Um forte temporal atingiu a capital na madrugada desta segunda-feira, 10, elevando o volume de chuva dos 10 primeiros dias de fevereiro a 208 milímetros, o equivalente a 96% da previsão para todo o mês. De acordo com o Instituo Nacional de Meteorologia (Inmet), esta é a pior chuva de São Paulo para um mês de fevereiro desde 1983.

Ao todo, foram registrados 132 pontos de alagamentos na grande São Paulo durante o início do dia, 66 deles intransitáveis, de acordo com o Centro de Gerenciamento de Emergências Climática da Prefeitura de São Paulo (CGE). Os bairros de alerta são Ipiranga, Butantã, Tremembé e Perus.

A Companhia de Engenharia de Tráfego (CET) suspendeu o rodízio de carros para veículos leves e caminhões. No entanto, permanece a restrição para circulação de caminhões e fretados nas zonas em que já são impedidos de circularem. A empresa bloqueou o acesso à Marquês de São Vicente.
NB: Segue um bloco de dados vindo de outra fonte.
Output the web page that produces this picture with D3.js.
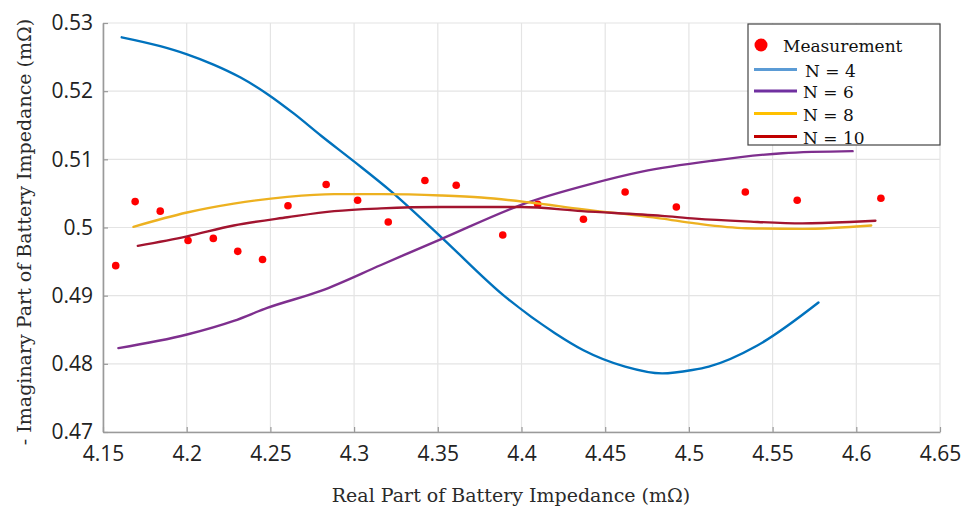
<!DOCTYPE html>
<html>
<head>
<meta charset="utf-8">
<script src="https://cdn.jsdelivr.net/npm/d3@7/dist/d3.min.js"></script>
<style>
  html, body { margin: 0; padding: 0; background: #fff; }
  svg { display: block; }
</style>
</head>
<body>
<svg id="chart" width="961" height="511"></svg>
<script>
// Tick values and labels
const xTicks = [4.15, 4.2, 4.25, 4.3, 4.35, 4.4, 4.45, 4.5, 4.55, 4.6, 4.65];
const xTickLabels = ["4.15", "4.2", "4.25", "4.3", "4.35", "4.4", "4.45", "4.5", "4.55", "4.6", "4.65"];
const yTicks = [0.47, 0.48, 0.49, 0.5, 0.51, 0.52, 0.53];
const yTickLabels = ["0.47", "0.48", "0.49", "0.5", "0.51", "0.52", "0.53"];

// Measured impedance: real part (mΩ) and negative imaginary part (mΩ)
const measReal = [4.1576, 4.1692, 4.1842, 4.2008, 4.2159, 4.2305, 4.2453, 4.2605, 4.2833, 4.3021,
                  4.3204, 4.3423, 4.3610, 4.3888, 4.4097, 4.4370, 4.4619, 4.4925, 4.5337, 4.5647, 4.6147];
const measImag = [0.4944, 0.5038, 0.5024, 0.4981, 0.4984, 0.4965, 0.4953, 0.5032, 0.5063, 0.5040,
                  0.5008, 0.5069, 0.5062, 0.4989, 0.5034, 0.5012, 0.5052, 0.5030, 0.5052, 0.5040, 0.5043];

// Model fits with N elements
const n4Real = [4.1612, 4.1842, 4.2002, 4.2160, 4.2322, 4.2481, 4.2641, 4.2801, 4.2999, 4.3221, 4.3520,
                4.3900, 4.4200, 4.4370, 4.4619, 4.4840, 4.5020, 4.5119, 4.5409, 4.5774];
const n4Imag = [0.5279, 0.5266, 0.5254, 0.5239, 0.5220, 0.5196, 0.5167, 0.5135, 0.5097, 0.5053, 0.4986,
                0.4899, 0.4845, 0.4820, 0.4796, 0.4786, 0.4791, 0.4796, 0.4827, 0.4890];

const n6Real = [4.1592, 4.2002, 4.2281, 4.2481, 4.2801, 4.3161, 4.3520, 4.4040, 4.4400,
                4.4719, 4.5139, 4.5559, 4.5978];
const n6Imag = [0.4823, 0.4843, 0.4863, 0.4882, 0.4907, 0.4945, 0.4983, 0.5037, 0.5063,
                0.5082, 0.5098, 0.5109, 0.5112];

const n8Real = [4.1682, 4.2002, 4.2281, 4.2601, 4.2881, 4.3161, 4.3520, 4.3760, 4.4040, 4.4360,
                4.4839, 4.5039, 4.5339, 4.5679, 4.6089];
const n8Imag = [0.5001, 0.5022, 0.5035, 0.5045, 0.5049, 0.5049, 0.5047, 0.5044, 0.5037, 0.5027,
                0.5013, 0.5006, 0.4999, 0.4998, 0.5003];

const n10Real = [4.1708, 4.2002, 4.2281, 4.2601, 4.2881, 4.3161, 4.3520, 4.3999, 4.4360, 4.4839,
                 4.5039, 4.5339, 4.5679, 4.5959, 4.6114];
const n10Imag = [0.4973, 0.4987, 0.5003, 0.5015, 0.5024, 0.5028, 0.5030, 0.5030, 0.5024, 0.5017,
                 0.5013, 0.5009, 0.5006, 0.5008, 0.5010];

const seriesNames = ["N = 4", "N = 6", "N = 8", "N = 10"];
const seriesReal = [n4Real, n6Real, n8Real, n10Real];
const seriesImag = [n4Imag, n6Imag, n8Imag, n10Imag];
const lineColors = ["#0072BD", "#7E2F8E", "#EDB120", "#A2142F"];
const legendColors = ["#5B9BD5", "#7030A0", "#FFC000", "#C00000"];

const svg = d3.select("#chart");
const plotLeft = 103, plotRight = 940, plotTop = 23, plotBottom = 432;

const x = d3.scaleLinear().domain([4.15, 4.65]).range([plotLeft, plotRight]);
const y = d3.scaleLinear().domain([0.47, 0.53]).range([plotBottom, plotTop]);

const tickFont = "'Open Sans', 'Noto Sans', sans-serif";
const labelFont = "'Palatino Linotype', 'Book Antiqua', Palatino, 'DejaVu Serif', serif";

// Grid
const grid = svg.append("g");
grid.selectAll("line.gx").data(xTicks).join("line")
  .attr("x1", d => x(d)).attr("x2", d => x(d))
  .attr("y1", plotTop).attr("y2", plotBottom)
  .attr("stroke", "#e4e4e4").attr("stroke-width", 1.2);
grid.selectAll("line.gy").data(yTicks).join("line")
  .attr("x1", plotLeft).attr("x2", plotRight)
  .attr("y1", d => y(d)).attr("y2", d => y(d))
  .attr("stroke", "#e4e4e4").attr("stroke-width", 1.2);

// Axes
const xAxis = d3.axisBottom(x).tickValues(xTicks)
  .tickFormat((d, i) => xTickLabels[i]).tickSizeInner(-5).tickSizeOuter(0).tickPadding(14);
const yAxis = d3.axisLeft(y).tickValues(yTicks)
  .tickFormat((d, i) => yTickLabels[i]).tickSizeInner(-5).tickSizeOuter(0).tickPadding(10);

const gx = svg.append("g").attr("transform", `translate(0,${plotBottom})`).call(xAxis);
const gy = svg.append("g").attr("transform", `translate(${plotLeft},0)`).call(yAxis);
[gx, gy].forEach(g => {
  g.select(".domain").attr("stroke", "#9a9a9a").attr("stroke-width", 1.6);
  g.selectAll(".tick line").attr("stroke", "#9a9a9a").attr("stroke-width", 1.2);
  g.selectAll(".tick text").attr("font-family", tickFont).attr("font-size", 21)
    .attr("fill", "#222");
});

// Measurements
svg.append("g").selectAll("circle").data(measReal).join("circle")
  .attr("cx", d => x(d)).attr("cy", (d, i) => y(measImag[i]))
  .attr("r", 3.8).attr("fill", "#FF0000");

// Model curves
const line = d3.line().x(d => x(d[0])).y(d => y(d[1])).curve(d3.curveMonotoneX);
seriesReal.forEach((xs, k) => {
  const pts = xs.map((v, i) => [v, seriesImag[k][i]]);
  svg.append("path").datum(pts)
    .attr("d", line)
    .attr("fill", "none")
    .attr("stroke", lineColors[k])
    .attr("stroke-width", 2.4)
    .attr("stroke-linejoin", "round")
    .attr("stroke-linecap", "round");
});

// Axis titles
svg.append("text")
  .attr("x", 511).attr("y", 502)
  .attr("text-anchor", "middle")
  .attr("font-family", labelFont).attr("font-size", 19).attr("fill", "#2a2a2a")
  .text("Real Part of Battery Impedance (mΩ)");

svg.append("text")
  .attr("transform", "translate(31,232) rotate(-90)")
  .attr("text-anchor", "middle")
  .attr("font-family", labelFont).attr("font-size", 19).attr("fill", "#2a2a2a")
  .text("- Imaginary Part of Battery Impedance (mΩ)");

// Legend
const lg = svg.append("g");
lg.append("rect").attr("x", 748).attr("y", 24).attr("width", 192).attr("height", 121)
  .attr("fill", "#fff").attr("stroke", "#444").attr("stroke-width", 1.2);
lg.append("circle").attr("cx", 761).attr("cy", 45).attr("r", 6.5).attr("fill", "#FF0000");
lg.append("text").attr("x", 783).attr("y", 52)
  .attr("font-family", labelFont).attr("font-size", 17).attr("fill", "#111")
  .text("Measurement");
const rowY = [69.5, 91, 113.5, 136.5];
seriesNames.forEach((name, k) => {
  lg.append("line").attr("x1", 754).attr("x2", 797)
    .attr("y1", rowY[k]).attr("y2", rowY[k])
    .attr("stroke", legendColors[k]).attr("stroke-width", 3);
  lg.append("text").attr("x", k === 0 ? 805 : 803).attr("y", rowY[k] + 7)
    .attr("font-family", labelFont).attr("font-size", 17).attr("fill", "#111")
    .text(name);
});
</script>
</body>
</html>
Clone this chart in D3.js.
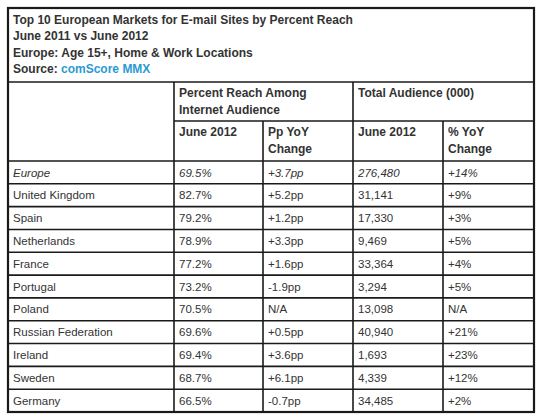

O temporal ultrapassou o recorde do nível de água do rio Pinheiros, marcando 719.6mm. Este é o maior valor já registrado desde 2005, quando o rio chegou a 718.9mm, de acordo com a Secretaria de Infraestrutura e Meio Ambiente. O órgão afirma que, apenas nesta madrugada, choveu 66% do total esperado para todo o mês de fevereiro.